Can Rory McIlroy double dip and win the DP World Tour’s Race to Dubai?
A reminder: last year Collin Morikawa became the first American to win both the DP World Tour Championship and the Race to Dubai. He shot a final-round 66 to collect the honours.
Six events remain on the schedule this year before the DP World Tour Championship from November 17-20 at Jumeirah Golf Estates in Dubai. Rory McIlroy, Matt Fitzpatrick, Viktor Hovland, Will Zalatoris and Thomas Pieters are the top five in standings, respectively. Having won the PGA Tour’s FedEx Cup title in August, McIlroy is hoping to become just the second player to win the end-of-year points titles on both tours in the same season, joining Henrik Stenson in 2013.
Keep in mind that the winner of the DP World Tour Championship does not necessarily win the Race to Dubai, although so many points go to the champion of the event that it is likely. Total prize fund for the event is $US10 million.
Will we see Tiger Woods play?
And if we do see Woods play, where will it be and how many times will it be? He’s played only nine competitive rounds this year – four at the Masters, three at the PGA Championship before he withdrew after the third round and two at the Open Championship at St Andrews. He’s laid low since mid-July at the Old Course. He wasn’t at the Presidents Cup last week, although US captain Davis Love III admitted he was in contact with Woods often during the week, asking Woods if he saw anything particular on television coverage that could be helpful to the team. Then Woods made news last Sunday when word got out that he was on the bag for his 13-year-old son Charlie, who shot a career-low 68 in a junior event outside Orlando.

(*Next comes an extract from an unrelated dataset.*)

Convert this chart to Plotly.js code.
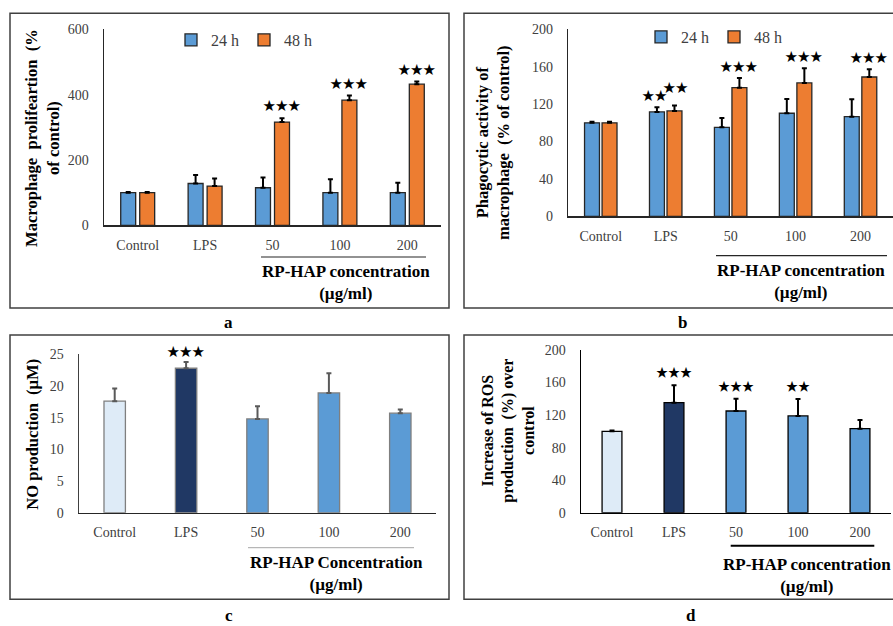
<!DOCTYPE html>
<html><head><meta charset="utf-8">
<script src="https://cdn.plot.ly/plotly-3.0.1.min.js"></script>
<style>html,body{margin:0;padding:0;background:#fff}</style>
</head><body><div id="chart" style="width:893px;height:626px"></div>
<script>
// ---------- data ----------
const categories = ['Control', 'LPS', '50', '100', '200'];
const seriesNames = ['24 h', '48 h'];

// (a) Macrophage proliferation (% of control)
const prolif24 = [100, 128, 115, 100, 100];
const prolif24Err = [2, 26, 31, 41, 30];
const prolif48 = [100, 120, 316, 383, 432];
const prolif48Err = [2, 23, 12, 14, 8];
const prolif24Stars = ['', '', '', '', ''];
const prolif48Stars = ['', '', '★★★', '★★★', '★★★'];

// (b) Phagocytic activity (% of control)
const phago24 = [100, 111.6, 95.2, 110.2, 106.6];
const phago24Err = [1, 5, 10, 15.3, 18.5];
const phago48 = [100, 112.7, 137.6, 142.6, 149];
const phago48Err = [1, 5.7, 10.4, 15.7, 8.2];
const phago24Stars = ['', '★★', '', '', ''];
const phago48Stars = ['', '★★', '★★★', '★★★', '★★★'];

// (c) NO production (µM)
const noProd = [17.6, 22.8, 14.8, 18.9, 15.7];
const noProdErr = [2.0, 1.0, 2.0, 3.1, 0.6];
const noProdStars = ['', '★★★', '', '', ''];

// (d) ROS production (% over control)
const ros = [100, 135.2, 125, 118.9, 103.3];
const rosErr = [1, 21.4, 15.2, 20.9, 10.6];
const rosStars = ['', '★★★', '★★★', '★★', ''];

// ---------- style ----------
const BLUE = '#5B9BD5', ORANGE = '#ED7D31', LIGHT = '#DEEBF7', NAVY = '#203864';
const singleColors = [LIGHT, NAVY, BLUE, BLUE, BLUE];
const SERIF = 'Liberation Serif, Times New Roman, serif';
const STAR_FONT = 'Noto Sans CJK JP, DejaVu Sans';
const W = 893, H = 626;
const px = v => v / W;
const py = v => 1 - v / H;
const zeros = categories.map(() => 0);

function bar(y, err, opts) {
  return Object.assign({
    type: 'bar', x: categories, y: y,
    error_y: {type: 'data', array: err, arrayminus: zeros, symmetric: false,
              color: opts.errColor || '#000', thickness: 2, width: 2.5},
    marker: {color: opts.color, line: {color: opts.lineColor || '#262626', width: 1.3}},
    hoverinfo: 'skip'
  }, opts.extra);
}

const G = {a: {w: 0.222, o24: -0.252, o48: 0.03}, b: {w: 0.23, o24: -0.25, o48: 0.02}};

const traces = [
  bar(prolif24, prolif24Err, {color: BLUE, extra: {name: seriesNames[0], xaxis: 'x', yaxis: 'y', width: G.a.w, offset: G.a.o24, legend: 'legend'}}),
  bar(prolif48, prolif48Err, {color: ORANGE, extra: {name: seriesNames[1], xaxis: 'x', yaxis: 'y', width: G.a.w, offset: G.a.o48, legend: 'legend'}}),
  bar(phago24, phago24Err, {color: BLUE, extra: {name: seriesNames[0], xaxis: 'x2', yaxis: 'y2', width: G.b.w, offset: G.b.o24, legend: 'legend2'}}),
  bar(phago48, phago48Err, {color: ORANGE, extra: {name: seriesNames[1], xaxis: 'x2', yaxis: 'y2', width: G.b.w, offset: G.b.o48, legend: 'legend2'}}),
  bar(noProd, noProdErr, {color: singleColors, lineColor: '#7F7F7F', errColor: '#595959', extra: {name: 'NO', xaxis: 'x3', yaxis: 'y3', width: 0.30, showlegend: false}}),
  bar(ros, rosErr, {color: singleColors, lineColor: '#000', extra: {name: 'ROS', xaxis: 'x4', yaxis: 'y4', width: 0.32, showlegend: false}})
];

const tickFont = {family: SERIF, size: 14, color: '#404040'};
function xAx(d0, d1, anchor, lc) {
  return {domain: [px(d0), px(d1)], anchor: anchor, type: 'category', showline: true,
          linecolor: lc || '#262626', linewidth: 1.5, ticks: '', showgrid: false, zeroline: false,
          tickfont: tickFont, ticklabelstandoff: 6, fixedrange: true};
}
function yAx(b, t, anchor, range, dtick, lc) {
  return {domain: [py(b), py(t)], anchor: anchor, range: range, tickmode: 'linear', tick0: 0, dtick: dtick,
          showline: true, linecolor: lc || '#262626', linewidth: 1.5, ticks: '', showgrid: false,
          zeroline: false, tickfont: tickFont, ticklabelstandoff: 11, fixedrange: true};
}

const annotations = [];
function stars(labels, vals, errs, xref, yref, pos, size, shiftFn, xshiftFn) {
  labels.forEach((s, i) => {
    if (!s) return;
    annotations.push({xref: xref, yref: yref, x: i + pos, y: vals[i] + errs[i], text: s,
      showarrow: false, xanchor: 'center', yanchor: 'bottom', borderpad: 0,
      yshift: shiftFn ? shiftFn(i) : 2, xshift: xshiftFn ? xshiftFn(i) : 0,
      font: {family: STAR_FONT, size: size, weight: 'bold', color: '#000'}});
  });
}
stars(prolif24Stars, prolif24, prolif24Err, 'x', 'y', G.a.o24 + G.a.w / 2, 12.5, () => 3);
stars(prolif48Stars, prolif48, prolif48Err, 'x', 'y', G.a.o48 + G.a.w / 2, 12.5, () => 3);
stars(phago24Stars, phago24, phago24Err, 'x2', 'y2', G.b.o24 + G.b.w / 2, 12.5, () => 2, () => -2);
stars(phago48Stars, phago48, phago48Err, 'x2', 'y2', G.b.o48 + G.b.w / 2, 12.5, i => (i === 1 ? 9 : 2), i => (i === 1 ? 2 : 0));
stars(noProdStars, noProd, noProdErr, 'x3', 'y3', 0, 12.5, () => 1);
stars(rosStars, ros, rosErr, 'x4', 'y4', 0, 12, () => 4);

function paperText(text, x, y, size, angle) {
  annotations.push({xref: 'paper', yref: 'paper', x: px(x), y: py(y), text: text, showarrow: false,
    xanchor: 'center', yanchor: 'middle', align: 'center', textangle: angle || 0,
    font: {family: SERIF, size: size, color: '#000'}});
}
// y-axis titles
paperText('<b>Macrophage  prolifeartion  (%<br>of control)</b>', 42.5, 138.5, 16.6, -90);
paperText('<b>Phagocytic activity of<br>macrophage  (% of control)</b>', 493, 143, 16.5, -90);
paperText('<b>NO production  (µM)</b>', 31.7, 434, 16.5, -90);
paperText('<b>Increase of ROS<br>production  (%) over<br>control</b>', 507.7, 431, 16, -90);
// x-axis group titles
paperText('<b>RP-HAP concentration<br>(µg/ml)</b>', 346, 282.5, 17);
paperText('<b>RP-HAP concentration<br>(µg/ml)</b>', 801, 281, 17);
paperText('<b>RP-HAP Concentration<br>(µg/ml)</b>', 336, 573.5, 17);
paperText('<b>RP-HAP concentration<br>(µg/ml)</b>', 806.7, 575, 17);
// panel letters
paperText('<b>a</b>', 229, 322.5, 17);
paperText('<b>b</b>', 682, 322.5, 17);
paperText('<b>c</b>', 229, 615.5, 17);
paperText('<b>d</b>', 691, 615.5, 17);

function rect(x0, y0, x1, y1) {
  return {type: 'rect', xref: 'paper', yref: 'paper', x0: px(x0), x1: px(x1), y0: py(y0), y1: py(y1),
          line: {color: '#404040', width: 1.5}, fillcolor: 'rgba(0,0,0,0)', layer: 'below'};
}
function hline(x0, x1, y, color, width) {
  return {type: 'line', xref: 'paper', yref: 'paper', x0: px(x0), x1: px(x1), y0: py(y), y1: py(y),
          line: {color: color, width: width}};
}
const shapes = [
  rect(10, 13.3, 449, 308), rect(464, 13.3, 896, 308),
  rect(10, 335, 449, 599.3), rect(464, 335, 896, 599.3),
  hline(261, 426, 257, '#262626', 1.2), hline(716, 887, 255.7, '#262626', 1.2),
  hline(248, 414, 547.7, '#A6A6A6', 1), hline(730.7, 874.3, 545.7, '#000', 2)
];

const legendBase = {orientation: 'h', xanchor: 'center', yanchor: 'middle', bgcolor: 'rgba(0,0,0,0)',
  font: {family: SERIF, size: 16, color: '#404040'}, itemwidth: 30, itemclick: false, itemdoubleclick: false};

const layout = {
  width: W, height: H, margin: {l: 0, r: 0, t: 0, b: 0},
  paper_bgcolor: '#fff', plot_bgcolor: 'rgba(0,0,0,0)',
  barmode: 'overlay', showlegend: true, hovermode: false,
  font: {family: SERIF, color: '#404040'},
  xaxis: xAx(104, 441, 'y'), yaxis: yAx(225.3, 29.3, 'x', [0, 600], 200),
  xaxis2: xAx(568.3, 893, 'y2'), yaxis2: yAx(216.3, 29.3, 'x2', [0, 200], 40),
  xaxis3: xAx(79, 436, 'y3'), yaxis3: yAx(512.7, 354.3, 'x3', [0, 25], 5, '#404040'),
  xaxis4: xAx(581, 891, 'y4', '#000'), yaxis4: yAx(512.7, 350, 'x4', [0, 200], 40, '#000'),
  legend: Object.assign({x: px(244), y: py(40)}, legendBase),
  legend2: Object.assign({x: px(714), y: py(37)}, legendBase),
  annotations: annotations, shapes: shapes
};

Plotly.newPlot('chart', traces, layout, {displayModeBar: false, staticPlot: true});
</script>
</body></html>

Point is, we haven’t heard much from Woods, or how he feels, or his plans for playing. The two obvious options where we could see him would be at the Hero World Challenge in the Bahamas, an event he hosts, from December 1-4. That’s a 72-hole tournament with no cut. The second option is the PNC Championship, which Woods has played each of the past two years alongside Charlie. Team Woods ran second last year behind John Daly and his son, John II. This event is at the Ritz-Carlton Golf Club in Orlando from December 17-18.